If you want fringe, untie the knots instead of cutting them off and fold the sticks as above. Then smoothly fold back the unknotted warp threads as well as the heading.

Cutting off the cloth as you go

This is a technique I love to use. You can cut off pieces as you weave them; it’s not necessary to wait until the entire warp is used up before cutting off fabric. The headings and two sticks save precious warp because you don’t need to tie the warps back on to the apron rod. I always cut off a sample at the beginning of my warps to see if I like the result and to test for shrinkage. Then I know for sure just what the woven cloth will be like. I don’t worry about whether the warp tension is the same because I made the heading with the warp on tension.

When you’re ready to cut off a length of cloth, make the complete 2-stick heading just like above. (Weave 1″ of plain weave or as close to plain weave as you can and insert 2 sticks into the next two plain weave sheds and weave one inch more. That’s the complete heading.)

Cut between the cloth and the first inch of the heading you wove, leaving the complete heading attached to the loom. See Figure C. Remove the cloth from the front apron rod.

Fold the two sticks as usual, and tie them to the apron rod like Figure C.

Continue weaving, knowing your warp tension remains the same.

Checking for Errors

Once you’re tied up, you can open the sheds to check for errors. If you find one, occasionally you have to re-thread from the place of the mistake to the nearest selvedge, but many mistakes can be corrected without all that work. Errors that you might encounter, how to identify them, and how fix to them are in the section “How to Fix Broken Threads and Correct Errors” later in the chapter. If you worked methodically when you were threading and sleying, and you checked your work frequently-after each section-you may never have to spend time re-doing instead of doing.

This tip is an excerpt from Chapter 6, “Weaving” in Book 2, Warping Your Loom and Tying on New Warps– Revised Edition.

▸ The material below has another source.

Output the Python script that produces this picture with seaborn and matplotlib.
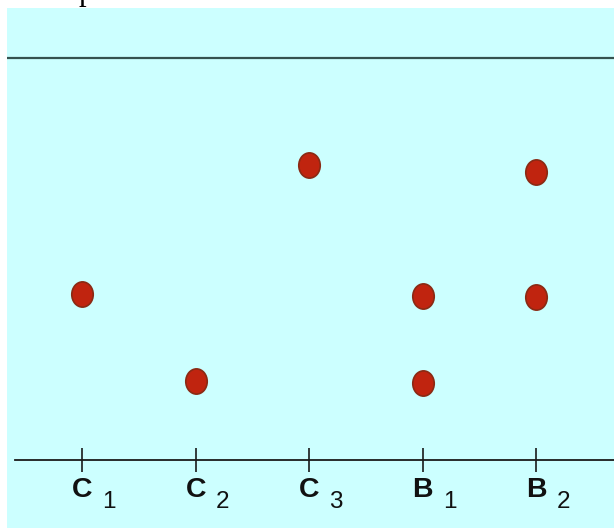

8 thoughts on “Peggy’s Weaving Tips > Why to use a two-stick heading”

  1. I was unable to view the images so was wondering if there is a way of seeing them please. I think I had heard of this type of heading but nobody I know has used this method and I would like to try as I often cut off samples and pieces as I go. Thank you

    • Dear Michelle,
      I’m sorry there were no images on that tip. I’ll try to get it on a post soon. In the mean time it can be found in 3 of my books–all but the first one. I recommend my newest book, Weaving for Beginners. I use it so much. In fact, the 10-yard warp of sewing thread is just about finished and I probably used the two-stick heading 20 times. It was fun making many small pieces.

  2. I’ve only been weaving for a few months and I’m very new to weaving, but I’ve used this technique about 6 times, both to tie on and cut cloth, and I’ll never go back to knots again! I was floored when I first saw it. This should be as widely accepted a technique as ‘warping under tension’. I don’t know why it isn’t. But thankfully you shared it with us Peggy. Cudos to you for sharing your gifts and knowledge.

  3. The technique and illustrations are in another post here on your blog, look for:
    “A favorite weaving technique”. That’s where I found it.

    • Mainly this is a great idea if you plan to cut off a sample or some pieces rather than weaving off the entire warp in one piece. The those cases this takes less warp than tying on to the apron bar each time to begin weaving the next project.